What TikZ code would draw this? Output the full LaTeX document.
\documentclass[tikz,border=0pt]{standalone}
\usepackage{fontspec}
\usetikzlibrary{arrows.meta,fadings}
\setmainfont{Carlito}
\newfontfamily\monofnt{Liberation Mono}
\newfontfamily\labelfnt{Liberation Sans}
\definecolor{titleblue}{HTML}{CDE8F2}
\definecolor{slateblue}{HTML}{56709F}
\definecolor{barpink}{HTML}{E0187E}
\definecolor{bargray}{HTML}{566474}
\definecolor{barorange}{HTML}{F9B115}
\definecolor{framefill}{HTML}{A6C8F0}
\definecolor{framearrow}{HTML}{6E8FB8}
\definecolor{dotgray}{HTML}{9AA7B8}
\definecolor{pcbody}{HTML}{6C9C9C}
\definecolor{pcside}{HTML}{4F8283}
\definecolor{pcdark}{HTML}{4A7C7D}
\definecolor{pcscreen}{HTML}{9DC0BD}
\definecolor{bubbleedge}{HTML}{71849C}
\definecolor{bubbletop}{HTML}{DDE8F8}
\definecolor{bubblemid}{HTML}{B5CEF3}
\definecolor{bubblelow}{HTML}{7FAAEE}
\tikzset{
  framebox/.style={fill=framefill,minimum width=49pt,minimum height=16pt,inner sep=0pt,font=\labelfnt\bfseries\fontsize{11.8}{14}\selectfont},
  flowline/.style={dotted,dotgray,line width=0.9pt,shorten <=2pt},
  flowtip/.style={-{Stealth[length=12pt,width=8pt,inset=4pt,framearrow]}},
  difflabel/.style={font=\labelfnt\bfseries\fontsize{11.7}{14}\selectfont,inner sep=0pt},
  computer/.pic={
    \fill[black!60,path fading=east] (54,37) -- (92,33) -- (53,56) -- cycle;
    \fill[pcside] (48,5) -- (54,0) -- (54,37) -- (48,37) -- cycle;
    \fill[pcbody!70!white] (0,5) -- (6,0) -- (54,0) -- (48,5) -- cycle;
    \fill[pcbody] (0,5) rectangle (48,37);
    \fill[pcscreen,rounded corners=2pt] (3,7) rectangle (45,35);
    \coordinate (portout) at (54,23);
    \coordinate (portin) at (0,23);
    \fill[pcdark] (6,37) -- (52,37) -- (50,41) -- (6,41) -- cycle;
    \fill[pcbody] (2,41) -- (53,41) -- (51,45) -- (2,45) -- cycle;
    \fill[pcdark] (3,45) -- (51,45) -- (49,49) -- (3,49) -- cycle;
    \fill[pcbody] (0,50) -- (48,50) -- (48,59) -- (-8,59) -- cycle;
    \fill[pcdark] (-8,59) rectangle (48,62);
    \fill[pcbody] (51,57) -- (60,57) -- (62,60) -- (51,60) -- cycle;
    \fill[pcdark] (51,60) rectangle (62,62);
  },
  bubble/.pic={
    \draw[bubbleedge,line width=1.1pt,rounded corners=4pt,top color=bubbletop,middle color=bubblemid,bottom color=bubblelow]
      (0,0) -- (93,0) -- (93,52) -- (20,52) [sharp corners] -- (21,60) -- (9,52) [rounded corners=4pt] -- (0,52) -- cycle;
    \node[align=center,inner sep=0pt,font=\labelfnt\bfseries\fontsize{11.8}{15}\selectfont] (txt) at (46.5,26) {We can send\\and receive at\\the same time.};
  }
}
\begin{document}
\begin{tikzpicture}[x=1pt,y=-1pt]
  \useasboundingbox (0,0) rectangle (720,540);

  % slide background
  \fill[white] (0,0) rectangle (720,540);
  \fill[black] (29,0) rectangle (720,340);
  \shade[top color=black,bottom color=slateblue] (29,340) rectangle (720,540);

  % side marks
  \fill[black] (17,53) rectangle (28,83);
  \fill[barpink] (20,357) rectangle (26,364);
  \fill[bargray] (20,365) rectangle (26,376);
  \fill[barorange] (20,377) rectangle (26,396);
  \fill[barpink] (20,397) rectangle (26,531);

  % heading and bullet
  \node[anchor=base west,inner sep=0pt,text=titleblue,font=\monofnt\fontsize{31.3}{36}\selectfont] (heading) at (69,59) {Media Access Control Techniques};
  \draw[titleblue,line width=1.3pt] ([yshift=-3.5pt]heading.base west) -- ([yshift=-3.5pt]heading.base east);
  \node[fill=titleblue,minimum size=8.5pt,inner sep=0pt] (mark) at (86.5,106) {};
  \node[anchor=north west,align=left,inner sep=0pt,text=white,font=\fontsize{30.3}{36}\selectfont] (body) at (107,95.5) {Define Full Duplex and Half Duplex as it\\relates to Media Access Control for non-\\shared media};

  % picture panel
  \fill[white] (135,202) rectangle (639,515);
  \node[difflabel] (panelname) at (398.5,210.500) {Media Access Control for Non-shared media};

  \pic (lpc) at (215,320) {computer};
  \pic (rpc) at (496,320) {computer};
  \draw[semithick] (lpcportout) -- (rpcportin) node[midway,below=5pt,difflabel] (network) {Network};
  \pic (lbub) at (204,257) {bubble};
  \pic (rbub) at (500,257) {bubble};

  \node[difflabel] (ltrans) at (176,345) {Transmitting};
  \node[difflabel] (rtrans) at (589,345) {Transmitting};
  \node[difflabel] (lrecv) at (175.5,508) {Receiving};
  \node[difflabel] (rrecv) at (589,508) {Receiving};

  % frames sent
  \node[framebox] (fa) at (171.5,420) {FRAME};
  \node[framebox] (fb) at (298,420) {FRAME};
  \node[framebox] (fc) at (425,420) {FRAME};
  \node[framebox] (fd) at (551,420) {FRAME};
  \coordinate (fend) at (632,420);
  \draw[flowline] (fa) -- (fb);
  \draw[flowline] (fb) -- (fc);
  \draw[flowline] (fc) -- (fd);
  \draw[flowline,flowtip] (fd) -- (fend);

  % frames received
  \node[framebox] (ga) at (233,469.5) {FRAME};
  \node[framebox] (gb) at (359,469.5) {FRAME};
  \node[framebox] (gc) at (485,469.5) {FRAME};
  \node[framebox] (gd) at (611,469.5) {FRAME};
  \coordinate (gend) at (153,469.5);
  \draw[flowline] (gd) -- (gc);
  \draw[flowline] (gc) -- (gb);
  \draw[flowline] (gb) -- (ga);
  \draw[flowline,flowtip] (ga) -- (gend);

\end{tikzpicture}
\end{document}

****************

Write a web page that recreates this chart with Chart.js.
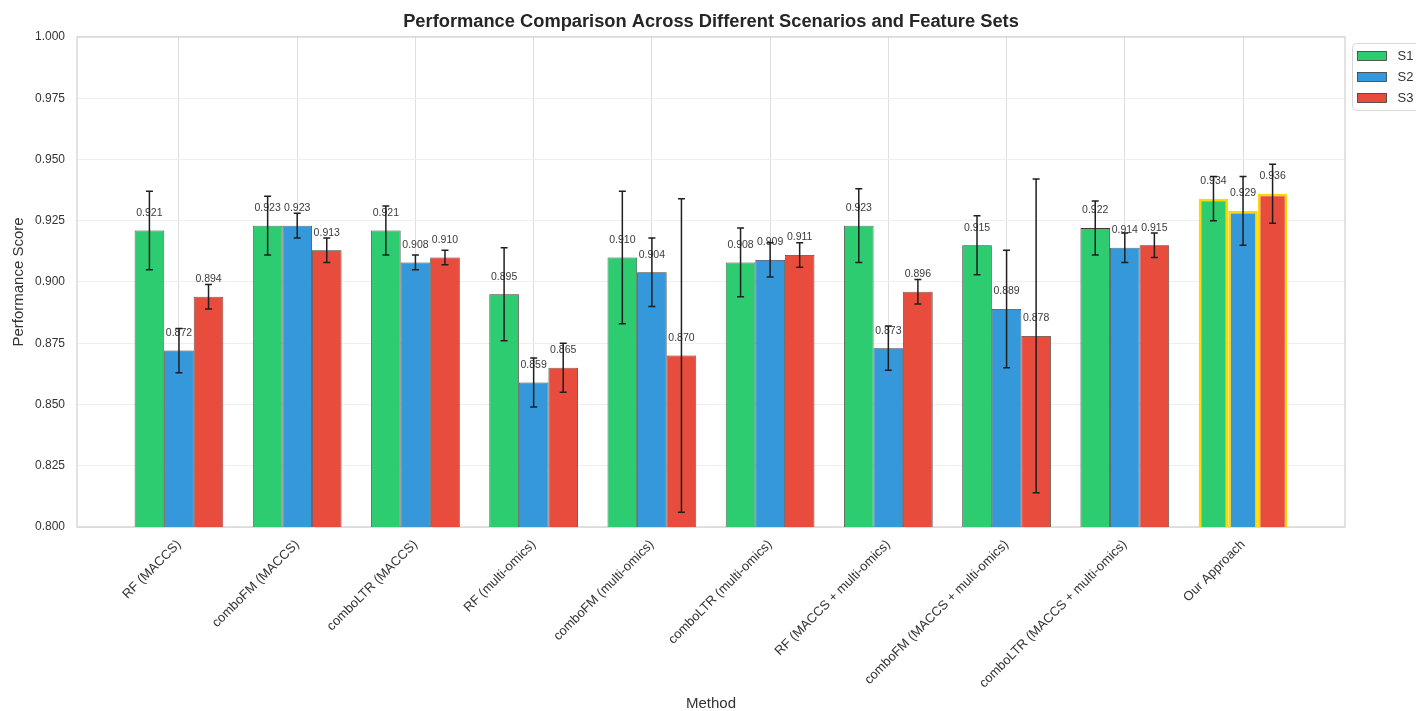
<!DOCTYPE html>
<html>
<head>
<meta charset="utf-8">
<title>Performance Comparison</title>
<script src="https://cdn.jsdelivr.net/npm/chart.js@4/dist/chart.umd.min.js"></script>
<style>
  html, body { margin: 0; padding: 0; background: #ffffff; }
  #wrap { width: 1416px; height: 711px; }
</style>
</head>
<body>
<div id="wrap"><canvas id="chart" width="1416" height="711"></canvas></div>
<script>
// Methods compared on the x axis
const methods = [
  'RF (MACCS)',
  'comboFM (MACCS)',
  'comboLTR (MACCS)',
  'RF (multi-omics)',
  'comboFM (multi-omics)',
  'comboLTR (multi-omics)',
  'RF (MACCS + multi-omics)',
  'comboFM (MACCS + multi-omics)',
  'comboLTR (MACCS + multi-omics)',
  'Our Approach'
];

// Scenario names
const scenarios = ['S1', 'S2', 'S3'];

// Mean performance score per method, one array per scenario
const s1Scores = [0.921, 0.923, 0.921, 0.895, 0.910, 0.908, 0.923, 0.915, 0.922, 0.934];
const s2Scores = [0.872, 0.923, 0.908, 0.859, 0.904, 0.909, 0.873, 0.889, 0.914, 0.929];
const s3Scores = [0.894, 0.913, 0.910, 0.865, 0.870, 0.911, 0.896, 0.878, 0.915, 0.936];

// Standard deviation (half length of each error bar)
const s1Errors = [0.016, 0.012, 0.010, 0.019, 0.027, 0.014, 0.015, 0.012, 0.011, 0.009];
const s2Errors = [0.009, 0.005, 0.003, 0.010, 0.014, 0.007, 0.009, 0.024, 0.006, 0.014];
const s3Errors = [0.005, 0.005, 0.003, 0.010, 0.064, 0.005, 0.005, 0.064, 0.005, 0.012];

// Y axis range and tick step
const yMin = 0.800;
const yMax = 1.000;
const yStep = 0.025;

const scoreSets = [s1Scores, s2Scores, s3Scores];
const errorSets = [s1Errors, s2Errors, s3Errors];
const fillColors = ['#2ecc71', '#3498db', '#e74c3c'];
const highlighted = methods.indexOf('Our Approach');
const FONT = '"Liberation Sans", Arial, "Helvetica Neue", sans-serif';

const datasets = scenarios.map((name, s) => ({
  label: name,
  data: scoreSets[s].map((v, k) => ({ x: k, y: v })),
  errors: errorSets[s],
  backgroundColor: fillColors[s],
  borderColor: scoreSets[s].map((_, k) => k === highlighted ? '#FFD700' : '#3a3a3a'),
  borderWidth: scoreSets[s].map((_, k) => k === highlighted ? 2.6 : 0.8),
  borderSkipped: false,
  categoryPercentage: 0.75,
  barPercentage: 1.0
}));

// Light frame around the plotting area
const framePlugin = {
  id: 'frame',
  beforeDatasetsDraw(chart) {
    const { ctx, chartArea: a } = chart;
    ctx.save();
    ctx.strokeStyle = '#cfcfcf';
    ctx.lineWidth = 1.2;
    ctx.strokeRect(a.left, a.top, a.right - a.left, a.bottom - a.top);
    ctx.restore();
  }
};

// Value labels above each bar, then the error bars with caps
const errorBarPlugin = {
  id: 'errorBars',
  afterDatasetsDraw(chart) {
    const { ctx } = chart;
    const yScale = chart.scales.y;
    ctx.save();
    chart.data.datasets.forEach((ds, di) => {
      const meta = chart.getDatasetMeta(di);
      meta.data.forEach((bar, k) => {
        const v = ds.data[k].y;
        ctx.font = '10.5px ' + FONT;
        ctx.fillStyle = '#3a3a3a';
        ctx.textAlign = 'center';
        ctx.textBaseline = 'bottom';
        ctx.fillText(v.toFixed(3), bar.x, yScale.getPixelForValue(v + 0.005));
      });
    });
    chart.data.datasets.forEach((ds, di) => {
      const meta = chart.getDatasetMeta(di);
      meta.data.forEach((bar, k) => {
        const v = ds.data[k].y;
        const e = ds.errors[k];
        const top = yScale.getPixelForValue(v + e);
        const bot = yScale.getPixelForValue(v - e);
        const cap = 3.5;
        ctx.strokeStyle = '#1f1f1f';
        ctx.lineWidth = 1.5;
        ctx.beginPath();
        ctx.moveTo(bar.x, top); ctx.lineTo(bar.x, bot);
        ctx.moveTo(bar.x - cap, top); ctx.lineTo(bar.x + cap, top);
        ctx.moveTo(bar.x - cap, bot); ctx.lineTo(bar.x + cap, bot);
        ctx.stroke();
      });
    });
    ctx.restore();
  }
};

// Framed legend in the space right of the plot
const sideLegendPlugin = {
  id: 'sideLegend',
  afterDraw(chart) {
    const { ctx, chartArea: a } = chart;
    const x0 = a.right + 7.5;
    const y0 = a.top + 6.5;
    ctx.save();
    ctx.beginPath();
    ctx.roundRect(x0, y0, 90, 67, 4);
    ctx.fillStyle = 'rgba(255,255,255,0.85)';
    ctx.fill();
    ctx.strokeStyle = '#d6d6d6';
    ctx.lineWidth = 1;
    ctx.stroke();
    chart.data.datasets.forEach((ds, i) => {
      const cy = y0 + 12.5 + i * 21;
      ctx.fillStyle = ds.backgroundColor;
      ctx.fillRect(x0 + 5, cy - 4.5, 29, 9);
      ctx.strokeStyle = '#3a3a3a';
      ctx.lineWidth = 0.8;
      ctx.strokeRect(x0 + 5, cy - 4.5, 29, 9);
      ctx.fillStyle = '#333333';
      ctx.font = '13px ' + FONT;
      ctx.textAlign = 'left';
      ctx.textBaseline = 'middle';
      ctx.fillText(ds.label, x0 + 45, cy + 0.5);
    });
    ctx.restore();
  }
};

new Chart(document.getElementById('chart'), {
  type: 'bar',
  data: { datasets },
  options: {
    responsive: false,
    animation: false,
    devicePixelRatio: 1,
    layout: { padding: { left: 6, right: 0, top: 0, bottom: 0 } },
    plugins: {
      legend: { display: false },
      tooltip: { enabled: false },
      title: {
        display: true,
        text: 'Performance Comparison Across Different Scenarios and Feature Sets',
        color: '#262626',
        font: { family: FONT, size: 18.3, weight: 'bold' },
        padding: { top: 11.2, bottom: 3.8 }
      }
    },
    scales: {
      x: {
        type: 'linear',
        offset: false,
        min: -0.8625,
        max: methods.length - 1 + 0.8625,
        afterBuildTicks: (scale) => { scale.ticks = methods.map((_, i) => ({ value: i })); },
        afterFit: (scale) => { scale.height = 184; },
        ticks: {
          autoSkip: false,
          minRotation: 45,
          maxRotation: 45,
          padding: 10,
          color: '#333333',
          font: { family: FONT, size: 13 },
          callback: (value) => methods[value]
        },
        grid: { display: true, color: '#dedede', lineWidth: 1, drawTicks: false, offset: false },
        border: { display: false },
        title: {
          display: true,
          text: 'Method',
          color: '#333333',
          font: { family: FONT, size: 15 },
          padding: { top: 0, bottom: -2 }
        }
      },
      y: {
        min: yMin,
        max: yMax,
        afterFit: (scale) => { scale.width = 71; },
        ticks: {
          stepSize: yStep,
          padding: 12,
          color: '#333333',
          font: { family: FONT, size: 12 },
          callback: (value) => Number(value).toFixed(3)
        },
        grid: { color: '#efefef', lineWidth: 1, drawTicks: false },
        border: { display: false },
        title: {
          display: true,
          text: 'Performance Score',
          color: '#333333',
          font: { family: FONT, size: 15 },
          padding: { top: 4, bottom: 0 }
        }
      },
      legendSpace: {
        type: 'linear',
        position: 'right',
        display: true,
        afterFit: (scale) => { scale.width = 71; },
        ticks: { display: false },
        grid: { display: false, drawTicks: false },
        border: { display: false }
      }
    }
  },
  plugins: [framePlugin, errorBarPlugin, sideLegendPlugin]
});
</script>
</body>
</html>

****************

• **Exercise details**: Print the line above containing "Write a web", the line containing "0.878, 0.915, 0.936];", and everything between them, exactly as written. Pictures stay out.

• **Complete answer**:
Write a web page that recreates this chart with Chart.js.
<!DOCTYPE html>
<html>
<head>
<meta charset="utf-8">
<title>Performance Comparison</title>
<script src="https://cdn.jsdelivr.net/npm/chart.js@4/dist/chart.umd.min.js"></script>
<style>
  html, body { margin: 0; padding: 0; background: #ffffff; }
  #wrap { width: 1416px; height: 711px; }
</style>
</head>
<body>
<div id="wrap"><canvas id="chart" width="1416" height="711"></canvas></div>
<script>
// Methods compared on the x axis
const methods = [
  'RF (MACCS)',
  'comboFM (MACCS)',
  'comboLTR (MACCS)',
  'RF (multi-omics)',
  'comboFM (multi-omics)',
  'comboLTR (multi-omics)',
  'RF (MACCS + multi-omics)',
  'comboFM (MACCS + multi-omics)',
  'comboLTR (MACCS + multi-omics)',
  'Our Approach'
];

// Scenario names
const scenarios = ['S1', 'S2', 'S3'];

// Mean performance score per method, one array per scenario
const s1Scores = [0.921, 0.923, 0.921, 0.895, 0.910, 0.908, 0.923, 0.915, 0.922, 0.934];
const s2Scores = [0.872, 0.923, 0.908, 0.859, 0.904, 0.909, 0.873, 0.889, 0.914, 0.929];
const s3Scores = [0.894, 0.913, 0.910, 0.865, 0.870, 0.911, 0.896, 0.878, 0.915, 0.936];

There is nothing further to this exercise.